My wife and I watched the movie Extraordinary Measures last night. Starring Harrison Ford, it’s based on a true story of the fight by a family and a scientist to create medicine that would allow children to survive a terrible illness. During that long struggle, they had to make many difficult compromises, but they did so while “keeping their eyes on the prize” — making the medicine and getting it out to children.

During my community organizing career, the goal of our work was to get to the negotiating table and to compromise. The key, however, was to ensure that we got half a loaf, not half a baby. We always kept in mind our end goals and the concept behind “The importance of being unprincipled.”

In the midst of being relentlessly attacked (as many teachers rightfully feel is happening to us now), however, it’s easy to lose sight of that idea, especially if many of your attackers operate like they are self-righteous ideologues with a monopoly on the truth. A member of the Los Angeles School Board recently offered one reason why Los Angeles teachers might be reacting so negatively to efforts by the group Parent Revolution and their allies: “When you declare war on people, you have to expect them to act like combatants.” And, unfortunately, these attacks are likely to continue.

In the midst of this poisoned atmosphere, I hope we teachers (including me) can keep our eyes on the prize — helping our students become life-long learners, working with their families to enhance lives and communities, and maintaining and sustaining our professional dignity. This politics involved in this process will need to include conflict and, at times, rancor, though it’s important to not burn bridges. It will also need to include following Saul Alinsky’s axiom that “the price of criticism is a constructive alternative,” which includes proposals like “Transforming School Conditions: Building Bridges to the Education System That Students And Teachers Deserve” and the upcoming book, Teaching 2030.
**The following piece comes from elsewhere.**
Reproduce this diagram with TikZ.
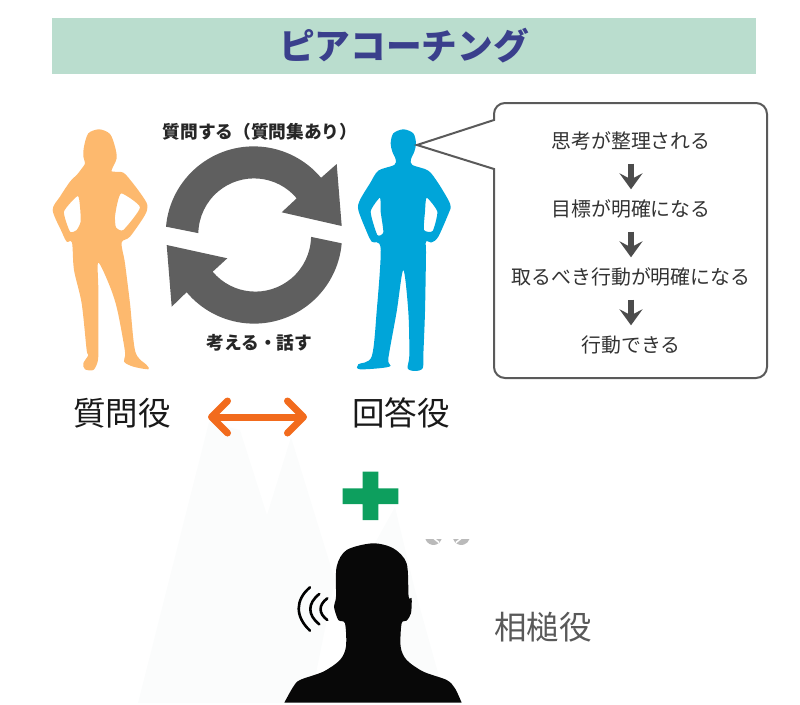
\documentclass[tikz,border=0pt]{standalone}
\usepackage{fontspec}
\setmainfont{Noto Sans CJK JP}
\usetikzlibrary{arrows.meta}
\definecolor{bandgreen}{HTML}{BADDCE}
\definecolor{titleblue}{HTML}{3A3F8C}
\definecolor{womanorange}{HTML}{FDB96E}
\definecolor{manblue}{HTML}{00A5D9}
\definecolor{ringgray}{HTML}{5F5F5F}
\definecolor{boxgray}{HTML}{5A5A5A}
\definecolor{arroworange}{HTML}{F26B1D}
\definecolor{plusgreen}{HTML}{0D9F5E}
\definecolor{palefill}{HTML}{FBFCFC}
\tikzset{
  looptext/.style={font=\fontsize{17.7}{18}\selectfont\bfseries,text=black!85},
  roletext/.style={font=\fontsize{32.5}{33}\selectfont,text=black!90},
  steptext/.style={font=\fontsize{19.9}{20}\selectfont,text=black!80,minimum height=26pt,inner sep=0pt},
  steparrow/.style={line width=6pt,black!70,-{Stealth[length=16pt,width=23pt,inset=6pt]},shorten >=6pt,shorten <=10pt},
}
\begin{document}
\begin{tikzpicture}[x=1pt,y=-1pt]
  \useasboundingbox (0,0) rectangle (800,704);
  % Background shapes
  \fill[palefill] (138,703) -- (209,422) -- (240,430) -- (267,515) -- (291,437) -- (335,580) -- (310,703) -- cycle;
  \fill[palefill] (375,543) -- (395,507) -- (415,590) -- (440,680) -- (420,703) -- (375,703) -- cycle;
  % Title
  \node[fill=bandgreen,minimum width=704pt,minimum height=56pt,inner sep=0pt,font=\fontsize{35.7}{36}\selectfont\bfseries,text=titleblue] (title) at (404,46) {\raisebox{1.5pt}{ピアコーチング}};
  % Woman
  \begin{scope}[shift={(30,90)},x=0.3333pt,y=-0.3333pt]
    \fill[womanorange,even odd rule] plot[smooth cycle,tension=0.5] coordinates {(208,118) (240,132) (255,170) (260,205) (245,240) (250,245) (280,248) (305,275) (335,315) (352,345) (345,375) (300,440) (275,458) (285,520) (300,640) (316,785) (350,825) (355,838) (310,830) (282,815) (285,785) (262,660) (240,590) (205,518) (205,600) (205,780) (203,815) (190,840) (165,838) (160,820) (175,795) (170,780) (155,640) (132,540) (126,458) (110,455) (95,425) (68,360) (90,320) (120,275) (140,255) (152,240) (165,220) (160,200) (162,170) (175,130)}
      plot[smooth cycle,tension=0.35] coordinates {(143,318) (102,365) (120,425) (140,420) (152,395) (150,350)}
      plot[smooth cycle,tension=0.35] coordinates {(275,310) (330,352) (280,420) (258,412) (255,380) (262,340)};
  \end{scope}
  % Man
  \begin{scope}[shift={(340,95)},x=0.3333pt,y=-0.3333pt]
    \fill[manblue,even odd rule] plot[smooth cycle,tension=0.5] coordinates {(190,103) (220,115) (228,145) (223,170) (213,193) (217,210) (265,227) (295,265) (325,315) (332,335) (328,350) (295,425) (275,442) (258,440) (258,480) (255,650) (250,780) (248,820) (225,828) (203,820) (208,780) (205,650) (190,525) (170,650) (145,790) (148,815) (60,823) (55,808) (95,785) (110,650) (122,460) (95,440) (80,410) (55,345) (60,315) (90,265) (115,227) (163,210) (167,193) (157,170) (152,145) (160,115)}
      plot[smooth cycle,tension=0.35] coordinates {(120,308) (92,350) (112,420) (130,412) (122,350)}
      plot[smooth cycle,tension=0.35] coordinates {(260,308) (292,350) (278,408) (252,405) (255,350)};
  \end{scope}
  % Ring
  \fill[ringgray] (166,226.7) arc[start angle=175,end angle=40,radius=88pt] -- (336.7,164) -- (341.7,226) -- (281.7,212.3) -- (296.7,198.3) arc[start angle=40,end angle=179,radius=55.7pt] -- cycle;
  \fill[ringgray] (341.7,243.3) arc[start angle=-5,end angle=-140,radius=88pt] -- (171.7,306.7) -- (166.7,245) -- (227.3,258.3) -- (212.7,271.7) arc[start angle=-140,end angle=-1,radius=55.7pt] -- cycle;
  \node[looptext] (ask) at (260,132) {質問する（質問集あり）};
  \node[looptext] (talk) at (259.5,343) {考える・話す};
  % Bubble
  \draw[boxgray,line width=2pt,fill=white] (494,120) -- (417,145) -- (494,169) {[rounded corners=11pt] -- (494,378) -- (767,378) -- (767,103) -- (494,103)} -- cycle;
  \node[steptext] (think) at (631,140.5) {思考が整理される};
  \node[steptext] (goal) at (631,208.5) {目標が明確になる};
  \node[steptext] (plan) at (631,276.5) {取るべき行動が明確になる};
  \node[steptext] (act) at (631,344.5) {行動できる};
  \draw[steparrow] (think) -- (goal);
  \draw[steparrow] (goal) -- (plan);
  \draw[steparrow] (plan) -- (act);
  % Roles
  \node[roletext] (asker) at (122,413) {質問役};
  \node[roletext] (answerer) at (401,413) {回答役};
  \node[roletext,text=black!65] (listener) at (543,627) {相槌役};
  \coordinate (pairL) at (208,417);
  \coordinate (pairR) at (307,417);
  \draw[arroworange,line width=7pt,line cap=round,{Straight Barb[round,length=16pt,width=32pt]}-{Straight Barb[round,length=16pt,width=32pt]}] (pairL) -- (pairR);
  % Plus
  \fill[plusgreen] (362.7,471.7) rectangle (378.3,520) (342.7,488.3) rectangle (398.3,504);
  % Stray buttons
  \fill[black!27] (425.4,539) arc[start angle=197,end angle=343,radius=8.5pt] -- cycle;
  \fill[black!27] (453.2,539) arc[start angle=197,end angle=343,radius=8.5pt] -- cycle;
  \draw[white,line width=1.5pt] (434,538.5) -- (439,542.5);
  \draw[white,line width=1.5pt] (461,538.5) -- (456,542.5);
  % Listener
  \begin{scope}[shift={(130,390)},x=0.3333pt,y=-0.3333pt]
    \fill[black!97] plot[smooth,tension=0.5] coordinates {(995,938) (975,895) (950,870) (880,845) (830,810) (812,770) (815,700) (830,692) (843,670) (845,625) (836,620) (830,520) (790,475) (728,460) (650,480) (620,530) (618,622) (612,650) (625,690) (645,700) (648,770) (630,810) (580,845) (510,870) (490,890) (463,938)} -- cycle;
    \draw[black,line width=2.6pt,line cap=round] (540,592) .. controls (495,630) and (495,680) .. (540,722);
    \draw[black,line width=2.6pt,line cap=round] (568,612) .. controls (532,640) and (532,675) .. (568,703);
    \draw[black,line width=2.6pt,line cap=round] (592,625) .. controls (565,645) and (565,670) .. (592,690);
  \end{scope}
\end{tikzpicture}
\end{document}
And it will include compromise — of the half a loaf, and not half a baby variety. Though I don’t know all the ins-and-outs of it, I’d be inclined to put the recent Massachusetts Teachers Association proposal on teacher evaluation in that category, and there are others.  I’d be interested in hearing from readers about other examples that you believe have been good compromises out there, and what have been the key elements in getting there.

I didn’t include this in my Education Predictions for 2011 because it may fall more into the “wishful thinking” category, but I do hope that in 2011 all of us in the education world can keep in mind the word roots of “compromising.”

In 1600, it meant “showing signs of future excellence.”